**PROVIDED DATA:**
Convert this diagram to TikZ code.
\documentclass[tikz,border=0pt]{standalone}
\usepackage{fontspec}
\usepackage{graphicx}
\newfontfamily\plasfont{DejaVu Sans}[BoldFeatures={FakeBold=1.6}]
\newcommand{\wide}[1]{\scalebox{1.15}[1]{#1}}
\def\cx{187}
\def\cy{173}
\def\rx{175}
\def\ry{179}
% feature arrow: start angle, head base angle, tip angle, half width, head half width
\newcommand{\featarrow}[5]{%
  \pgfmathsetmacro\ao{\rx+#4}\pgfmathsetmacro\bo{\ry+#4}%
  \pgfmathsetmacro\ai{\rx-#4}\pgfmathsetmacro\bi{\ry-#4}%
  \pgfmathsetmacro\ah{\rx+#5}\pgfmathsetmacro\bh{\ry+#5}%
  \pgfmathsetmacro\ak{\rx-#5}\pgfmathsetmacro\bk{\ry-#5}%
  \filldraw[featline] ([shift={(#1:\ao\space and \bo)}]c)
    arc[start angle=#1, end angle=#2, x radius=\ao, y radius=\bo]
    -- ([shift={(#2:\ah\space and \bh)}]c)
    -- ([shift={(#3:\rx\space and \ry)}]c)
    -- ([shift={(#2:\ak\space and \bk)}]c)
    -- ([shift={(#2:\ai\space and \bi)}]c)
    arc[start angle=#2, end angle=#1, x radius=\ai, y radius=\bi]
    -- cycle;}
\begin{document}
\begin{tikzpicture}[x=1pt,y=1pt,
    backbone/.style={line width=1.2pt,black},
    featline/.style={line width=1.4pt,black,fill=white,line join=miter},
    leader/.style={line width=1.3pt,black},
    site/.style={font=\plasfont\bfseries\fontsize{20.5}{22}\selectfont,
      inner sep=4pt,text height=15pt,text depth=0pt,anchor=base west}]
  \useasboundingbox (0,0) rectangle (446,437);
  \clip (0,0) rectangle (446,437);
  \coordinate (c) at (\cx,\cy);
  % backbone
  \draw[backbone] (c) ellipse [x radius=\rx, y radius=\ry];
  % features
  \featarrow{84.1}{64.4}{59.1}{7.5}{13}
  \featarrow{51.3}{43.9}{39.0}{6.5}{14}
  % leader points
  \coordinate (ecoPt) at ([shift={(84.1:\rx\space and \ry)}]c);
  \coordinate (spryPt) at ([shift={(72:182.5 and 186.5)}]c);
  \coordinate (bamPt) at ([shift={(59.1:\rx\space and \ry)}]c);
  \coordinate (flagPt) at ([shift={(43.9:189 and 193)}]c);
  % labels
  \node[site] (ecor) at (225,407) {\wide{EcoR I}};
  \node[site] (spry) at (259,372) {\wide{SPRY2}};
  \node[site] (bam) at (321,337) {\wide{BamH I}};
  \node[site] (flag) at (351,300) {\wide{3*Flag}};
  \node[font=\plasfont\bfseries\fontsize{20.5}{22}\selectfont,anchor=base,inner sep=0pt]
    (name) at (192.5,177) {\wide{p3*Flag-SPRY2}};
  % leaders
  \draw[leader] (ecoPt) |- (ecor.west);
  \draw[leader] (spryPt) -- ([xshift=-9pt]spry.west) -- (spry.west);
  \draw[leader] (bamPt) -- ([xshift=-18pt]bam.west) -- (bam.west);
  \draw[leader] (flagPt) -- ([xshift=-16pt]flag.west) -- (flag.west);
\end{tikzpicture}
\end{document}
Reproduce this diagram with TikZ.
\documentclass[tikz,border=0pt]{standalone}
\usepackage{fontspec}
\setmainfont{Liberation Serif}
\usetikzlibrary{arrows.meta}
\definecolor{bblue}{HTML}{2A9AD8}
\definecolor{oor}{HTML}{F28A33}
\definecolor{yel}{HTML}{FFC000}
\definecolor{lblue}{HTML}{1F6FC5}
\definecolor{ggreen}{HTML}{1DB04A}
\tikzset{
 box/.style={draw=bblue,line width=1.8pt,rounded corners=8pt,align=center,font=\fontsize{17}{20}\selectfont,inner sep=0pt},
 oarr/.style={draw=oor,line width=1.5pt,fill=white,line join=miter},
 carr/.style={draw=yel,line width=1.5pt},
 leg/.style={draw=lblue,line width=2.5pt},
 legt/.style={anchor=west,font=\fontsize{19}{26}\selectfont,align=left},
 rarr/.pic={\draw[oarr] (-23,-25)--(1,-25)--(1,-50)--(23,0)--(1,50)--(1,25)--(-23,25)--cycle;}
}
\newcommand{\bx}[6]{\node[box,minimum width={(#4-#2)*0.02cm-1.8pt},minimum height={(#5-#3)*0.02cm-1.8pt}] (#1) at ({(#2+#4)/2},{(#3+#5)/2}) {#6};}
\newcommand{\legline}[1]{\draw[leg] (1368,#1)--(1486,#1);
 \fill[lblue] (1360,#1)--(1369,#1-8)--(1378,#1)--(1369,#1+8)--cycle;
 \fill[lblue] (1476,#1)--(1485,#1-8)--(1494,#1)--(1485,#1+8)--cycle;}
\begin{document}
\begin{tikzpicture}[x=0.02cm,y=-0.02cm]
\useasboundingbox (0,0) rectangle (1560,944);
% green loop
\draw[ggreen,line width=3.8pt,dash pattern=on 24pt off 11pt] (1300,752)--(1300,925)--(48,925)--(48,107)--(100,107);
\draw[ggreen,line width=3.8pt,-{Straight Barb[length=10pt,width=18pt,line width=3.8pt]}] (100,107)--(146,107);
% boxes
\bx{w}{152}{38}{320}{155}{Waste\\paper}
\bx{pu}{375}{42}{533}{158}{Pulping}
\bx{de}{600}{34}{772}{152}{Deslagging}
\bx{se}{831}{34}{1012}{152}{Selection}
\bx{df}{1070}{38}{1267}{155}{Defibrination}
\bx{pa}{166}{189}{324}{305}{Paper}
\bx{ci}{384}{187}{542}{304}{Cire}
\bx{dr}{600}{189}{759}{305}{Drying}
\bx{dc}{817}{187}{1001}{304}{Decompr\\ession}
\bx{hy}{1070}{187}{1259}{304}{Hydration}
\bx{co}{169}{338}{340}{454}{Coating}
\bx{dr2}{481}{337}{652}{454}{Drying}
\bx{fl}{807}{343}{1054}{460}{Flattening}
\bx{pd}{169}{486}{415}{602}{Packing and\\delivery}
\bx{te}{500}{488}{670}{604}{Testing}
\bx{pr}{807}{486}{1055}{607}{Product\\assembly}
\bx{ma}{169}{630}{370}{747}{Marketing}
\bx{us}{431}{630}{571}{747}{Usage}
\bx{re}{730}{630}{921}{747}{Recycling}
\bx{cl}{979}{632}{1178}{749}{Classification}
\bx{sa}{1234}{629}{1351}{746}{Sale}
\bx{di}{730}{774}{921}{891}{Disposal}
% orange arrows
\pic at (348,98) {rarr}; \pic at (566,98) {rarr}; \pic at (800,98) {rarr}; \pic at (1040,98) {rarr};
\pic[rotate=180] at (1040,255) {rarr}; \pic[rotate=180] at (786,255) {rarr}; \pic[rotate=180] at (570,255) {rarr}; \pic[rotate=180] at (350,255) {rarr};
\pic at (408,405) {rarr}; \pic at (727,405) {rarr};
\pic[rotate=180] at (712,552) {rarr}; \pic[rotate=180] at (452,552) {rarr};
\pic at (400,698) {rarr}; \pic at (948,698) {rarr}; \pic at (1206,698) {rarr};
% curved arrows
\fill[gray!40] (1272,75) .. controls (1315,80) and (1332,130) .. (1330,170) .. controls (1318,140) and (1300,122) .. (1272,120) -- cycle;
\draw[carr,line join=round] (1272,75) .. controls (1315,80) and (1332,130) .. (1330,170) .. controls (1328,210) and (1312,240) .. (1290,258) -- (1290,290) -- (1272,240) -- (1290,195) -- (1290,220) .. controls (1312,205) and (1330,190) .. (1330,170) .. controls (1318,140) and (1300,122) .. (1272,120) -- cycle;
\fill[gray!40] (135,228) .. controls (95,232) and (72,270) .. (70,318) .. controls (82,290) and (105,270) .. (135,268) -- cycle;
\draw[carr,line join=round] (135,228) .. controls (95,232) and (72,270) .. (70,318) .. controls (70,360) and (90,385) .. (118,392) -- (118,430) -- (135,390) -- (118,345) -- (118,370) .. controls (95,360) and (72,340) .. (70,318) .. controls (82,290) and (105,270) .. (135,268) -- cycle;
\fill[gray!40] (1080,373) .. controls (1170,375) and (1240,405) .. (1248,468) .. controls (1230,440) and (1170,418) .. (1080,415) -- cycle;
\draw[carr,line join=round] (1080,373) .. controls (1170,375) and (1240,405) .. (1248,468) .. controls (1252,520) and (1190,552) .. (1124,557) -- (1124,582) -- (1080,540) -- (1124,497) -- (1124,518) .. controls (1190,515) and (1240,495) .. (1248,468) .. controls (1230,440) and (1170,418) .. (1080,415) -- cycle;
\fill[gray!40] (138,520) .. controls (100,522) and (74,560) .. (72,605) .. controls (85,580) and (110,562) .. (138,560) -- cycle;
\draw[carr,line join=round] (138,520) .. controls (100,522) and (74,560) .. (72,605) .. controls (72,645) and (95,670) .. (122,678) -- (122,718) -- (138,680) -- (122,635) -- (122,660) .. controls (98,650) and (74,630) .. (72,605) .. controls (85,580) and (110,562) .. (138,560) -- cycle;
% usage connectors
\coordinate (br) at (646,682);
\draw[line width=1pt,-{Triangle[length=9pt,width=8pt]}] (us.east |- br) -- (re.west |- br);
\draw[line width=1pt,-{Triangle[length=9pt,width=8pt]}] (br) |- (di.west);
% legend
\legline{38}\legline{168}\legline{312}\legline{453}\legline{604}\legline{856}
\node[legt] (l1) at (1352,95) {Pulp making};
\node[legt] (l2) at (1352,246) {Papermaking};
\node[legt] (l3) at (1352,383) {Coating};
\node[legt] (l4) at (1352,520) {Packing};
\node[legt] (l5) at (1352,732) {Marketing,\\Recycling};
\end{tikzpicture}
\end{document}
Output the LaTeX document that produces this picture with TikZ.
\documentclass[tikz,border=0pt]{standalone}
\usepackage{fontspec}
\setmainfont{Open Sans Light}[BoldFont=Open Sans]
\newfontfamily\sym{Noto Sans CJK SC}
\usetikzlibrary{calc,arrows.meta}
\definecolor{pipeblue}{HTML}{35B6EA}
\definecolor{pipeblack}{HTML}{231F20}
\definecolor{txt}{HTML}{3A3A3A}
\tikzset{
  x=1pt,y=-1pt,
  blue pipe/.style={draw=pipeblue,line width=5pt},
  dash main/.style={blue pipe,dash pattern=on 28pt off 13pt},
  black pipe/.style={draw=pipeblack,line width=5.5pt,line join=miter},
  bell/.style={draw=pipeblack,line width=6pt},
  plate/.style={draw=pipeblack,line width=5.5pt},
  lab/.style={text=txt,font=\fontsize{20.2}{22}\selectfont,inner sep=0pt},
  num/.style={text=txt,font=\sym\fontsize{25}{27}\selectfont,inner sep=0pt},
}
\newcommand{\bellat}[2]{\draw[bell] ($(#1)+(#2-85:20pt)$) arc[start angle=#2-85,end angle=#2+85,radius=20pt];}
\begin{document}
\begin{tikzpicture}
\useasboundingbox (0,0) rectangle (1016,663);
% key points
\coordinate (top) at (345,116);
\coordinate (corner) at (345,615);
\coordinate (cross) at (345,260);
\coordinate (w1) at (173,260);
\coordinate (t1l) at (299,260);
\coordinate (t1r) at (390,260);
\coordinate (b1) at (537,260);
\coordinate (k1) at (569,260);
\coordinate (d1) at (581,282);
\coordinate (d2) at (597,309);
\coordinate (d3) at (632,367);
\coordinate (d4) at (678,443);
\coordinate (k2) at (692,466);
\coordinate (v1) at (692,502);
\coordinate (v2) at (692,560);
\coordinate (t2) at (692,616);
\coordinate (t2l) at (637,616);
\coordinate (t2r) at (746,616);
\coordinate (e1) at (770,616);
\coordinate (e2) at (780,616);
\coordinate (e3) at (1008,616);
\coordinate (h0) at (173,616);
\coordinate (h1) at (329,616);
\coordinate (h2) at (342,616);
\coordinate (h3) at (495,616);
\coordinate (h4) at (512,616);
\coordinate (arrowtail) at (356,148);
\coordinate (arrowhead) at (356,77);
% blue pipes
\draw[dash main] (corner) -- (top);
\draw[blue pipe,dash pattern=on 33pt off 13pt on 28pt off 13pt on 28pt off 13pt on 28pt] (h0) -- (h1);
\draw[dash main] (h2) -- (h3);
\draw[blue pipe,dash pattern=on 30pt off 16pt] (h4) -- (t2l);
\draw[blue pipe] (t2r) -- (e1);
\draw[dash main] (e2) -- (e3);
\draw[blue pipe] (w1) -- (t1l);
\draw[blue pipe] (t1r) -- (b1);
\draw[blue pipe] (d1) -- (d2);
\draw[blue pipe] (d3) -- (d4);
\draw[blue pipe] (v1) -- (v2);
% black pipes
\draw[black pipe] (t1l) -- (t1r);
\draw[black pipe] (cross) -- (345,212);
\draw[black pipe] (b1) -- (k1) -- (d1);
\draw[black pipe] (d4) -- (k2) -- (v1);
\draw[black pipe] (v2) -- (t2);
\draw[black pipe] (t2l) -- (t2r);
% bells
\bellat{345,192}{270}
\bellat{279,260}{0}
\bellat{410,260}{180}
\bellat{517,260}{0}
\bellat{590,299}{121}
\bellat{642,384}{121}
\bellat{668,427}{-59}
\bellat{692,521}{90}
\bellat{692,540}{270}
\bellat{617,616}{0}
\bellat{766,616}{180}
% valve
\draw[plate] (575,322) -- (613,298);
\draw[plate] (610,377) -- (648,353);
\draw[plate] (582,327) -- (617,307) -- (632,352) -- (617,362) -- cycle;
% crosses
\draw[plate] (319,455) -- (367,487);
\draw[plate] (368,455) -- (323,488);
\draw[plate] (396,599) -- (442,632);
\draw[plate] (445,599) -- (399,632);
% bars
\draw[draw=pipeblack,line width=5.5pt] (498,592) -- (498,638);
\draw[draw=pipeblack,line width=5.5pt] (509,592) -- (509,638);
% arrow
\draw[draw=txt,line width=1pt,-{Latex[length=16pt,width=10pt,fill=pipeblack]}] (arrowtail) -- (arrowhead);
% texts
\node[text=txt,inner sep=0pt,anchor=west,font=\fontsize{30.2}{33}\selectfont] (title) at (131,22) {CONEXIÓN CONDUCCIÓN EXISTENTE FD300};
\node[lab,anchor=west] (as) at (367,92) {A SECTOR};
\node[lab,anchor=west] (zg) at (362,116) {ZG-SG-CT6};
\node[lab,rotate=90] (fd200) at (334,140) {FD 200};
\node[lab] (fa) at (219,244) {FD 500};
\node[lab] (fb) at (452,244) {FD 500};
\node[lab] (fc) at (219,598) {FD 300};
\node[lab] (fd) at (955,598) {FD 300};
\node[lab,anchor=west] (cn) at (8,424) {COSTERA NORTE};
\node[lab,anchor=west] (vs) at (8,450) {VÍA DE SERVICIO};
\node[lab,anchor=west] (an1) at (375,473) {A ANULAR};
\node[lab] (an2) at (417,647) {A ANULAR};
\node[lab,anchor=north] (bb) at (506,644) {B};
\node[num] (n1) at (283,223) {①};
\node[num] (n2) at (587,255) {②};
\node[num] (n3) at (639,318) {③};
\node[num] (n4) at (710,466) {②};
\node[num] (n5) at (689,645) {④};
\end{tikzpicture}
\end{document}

**GIVEN EXERCISE:** Gather up every line in the data above that contains the word "this", copying each one.

**CORRECT ANSWER:**
Convert this diagram to TikZ code.
Reproduce this diagram with TikZ.
Output the LaTeX document that produces this picture with TikZ.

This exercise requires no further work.